> COLLECTED MATERIAL
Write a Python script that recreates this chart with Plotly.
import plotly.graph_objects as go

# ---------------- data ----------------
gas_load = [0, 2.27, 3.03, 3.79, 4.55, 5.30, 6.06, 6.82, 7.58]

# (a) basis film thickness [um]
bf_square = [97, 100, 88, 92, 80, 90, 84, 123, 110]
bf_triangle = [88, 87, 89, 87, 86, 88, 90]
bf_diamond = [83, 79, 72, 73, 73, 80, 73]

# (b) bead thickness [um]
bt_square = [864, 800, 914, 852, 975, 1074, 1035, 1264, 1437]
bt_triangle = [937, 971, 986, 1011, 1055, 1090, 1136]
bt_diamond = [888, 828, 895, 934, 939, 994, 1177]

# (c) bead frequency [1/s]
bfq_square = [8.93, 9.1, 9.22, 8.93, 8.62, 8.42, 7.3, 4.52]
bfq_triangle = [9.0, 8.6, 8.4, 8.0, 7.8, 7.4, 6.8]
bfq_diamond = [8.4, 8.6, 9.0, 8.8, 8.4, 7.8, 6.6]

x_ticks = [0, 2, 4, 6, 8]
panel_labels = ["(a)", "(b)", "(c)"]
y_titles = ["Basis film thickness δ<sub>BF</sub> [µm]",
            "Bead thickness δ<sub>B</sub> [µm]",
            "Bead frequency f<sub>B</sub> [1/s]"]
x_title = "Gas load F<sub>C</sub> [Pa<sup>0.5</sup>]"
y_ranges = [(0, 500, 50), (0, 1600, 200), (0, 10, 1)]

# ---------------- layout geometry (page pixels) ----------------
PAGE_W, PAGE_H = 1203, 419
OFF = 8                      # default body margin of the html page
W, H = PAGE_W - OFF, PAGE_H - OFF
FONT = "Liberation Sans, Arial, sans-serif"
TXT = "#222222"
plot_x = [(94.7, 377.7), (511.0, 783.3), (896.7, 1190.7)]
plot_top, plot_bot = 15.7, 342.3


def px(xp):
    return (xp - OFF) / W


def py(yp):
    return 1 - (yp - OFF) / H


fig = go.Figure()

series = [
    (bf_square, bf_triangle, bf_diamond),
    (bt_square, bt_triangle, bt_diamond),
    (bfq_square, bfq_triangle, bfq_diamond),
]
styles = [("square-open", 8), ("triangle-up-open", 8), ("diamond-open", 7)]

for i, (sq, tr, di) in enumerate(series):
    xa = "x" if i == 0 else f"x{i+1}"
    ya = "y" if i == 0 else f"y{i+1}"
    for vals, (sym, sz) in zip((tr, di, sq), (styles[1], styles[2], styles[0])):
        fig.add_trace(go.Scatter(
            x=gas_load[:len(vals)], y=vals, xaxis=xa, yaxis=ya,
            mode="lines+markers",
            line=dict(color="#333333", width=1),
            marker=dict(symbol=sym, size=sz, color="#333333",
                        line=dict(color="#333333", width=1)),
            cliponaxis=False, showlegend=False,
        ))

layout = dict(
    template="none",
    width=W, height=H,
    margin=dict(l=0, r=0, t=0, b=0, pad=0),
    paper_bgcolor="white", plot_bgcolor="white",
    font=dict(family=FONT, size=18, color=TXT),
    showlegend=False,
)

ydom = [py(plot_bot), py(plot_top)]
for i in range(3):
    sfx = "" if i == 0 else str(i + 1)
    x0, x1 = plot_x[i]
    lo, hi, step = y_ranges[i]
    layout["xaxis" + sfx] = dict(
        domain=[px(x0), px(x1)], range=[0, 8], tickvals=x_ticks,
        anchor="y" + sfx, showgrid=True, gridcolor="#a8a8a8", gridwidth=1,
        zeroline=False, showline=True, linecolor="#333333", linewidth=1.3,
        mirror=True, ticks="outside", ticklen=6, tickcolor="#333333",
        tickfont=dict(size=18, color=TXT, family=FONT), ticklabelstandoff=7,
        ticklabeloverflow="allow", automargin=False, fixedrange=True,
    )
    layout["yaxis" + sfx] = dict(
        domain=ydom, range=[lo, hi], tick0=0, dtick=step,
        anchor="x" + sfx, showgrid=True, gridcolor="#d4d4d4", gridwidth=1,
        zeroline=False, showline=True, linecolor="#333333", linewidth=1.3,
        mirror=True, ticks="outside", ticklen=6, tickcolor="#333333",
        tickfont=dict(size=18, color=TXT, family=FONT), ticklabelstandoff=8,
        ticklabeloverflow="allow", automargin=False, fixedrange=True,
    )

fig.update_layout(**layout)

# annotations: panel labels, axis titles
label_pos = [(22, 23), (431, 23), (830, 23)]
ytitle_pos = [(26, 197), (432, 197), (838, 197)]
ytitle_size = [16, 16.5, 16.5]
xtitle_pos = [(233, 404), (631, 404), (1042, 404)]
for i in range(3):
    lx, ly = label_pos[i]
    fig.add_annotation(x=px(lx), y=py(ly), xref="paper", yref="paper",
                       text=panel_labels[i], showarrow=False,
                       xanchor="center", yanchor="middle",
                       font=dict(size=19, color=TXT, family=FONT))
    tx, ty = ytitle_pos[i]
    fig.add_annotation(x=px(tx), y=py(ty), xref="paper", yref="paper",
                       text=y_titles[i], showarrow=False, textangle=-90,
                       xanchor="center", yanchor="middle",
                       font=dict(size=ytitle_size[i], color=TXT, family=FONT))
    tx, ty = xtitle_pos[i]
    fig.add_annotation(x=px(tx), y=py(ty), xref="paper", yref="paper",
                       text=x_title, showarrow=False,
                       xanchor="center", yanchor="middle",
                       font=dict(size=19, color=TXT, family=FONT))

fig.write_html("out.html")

> YOUR TASK
Include the first line, the line containing "bf_diamond = [83, 79, 72, 73, 73, 80, 73]", and every line between them, copied exactly from the material above; output no other line.

> SOLUTION TO THE EXERCISE
Write a Python script that recreates this chart with Plotly.
import plotly.graph_objects as go

# ---------------- data ----------------
gas_load = [0, 2.27, 3.03, 3.79, 4.55, 5.30, 6.06, 6.82, 7.58]

# (a) basis film thickness [um]
bf_square = [97, 100, 88, 92, 80, 90, 84, 123, 110]
bf_triangle = [88, 87, 89, 87, 86, 88, 90]
bf_diamond = [83, 79, 72, 73, 73, 80, 73]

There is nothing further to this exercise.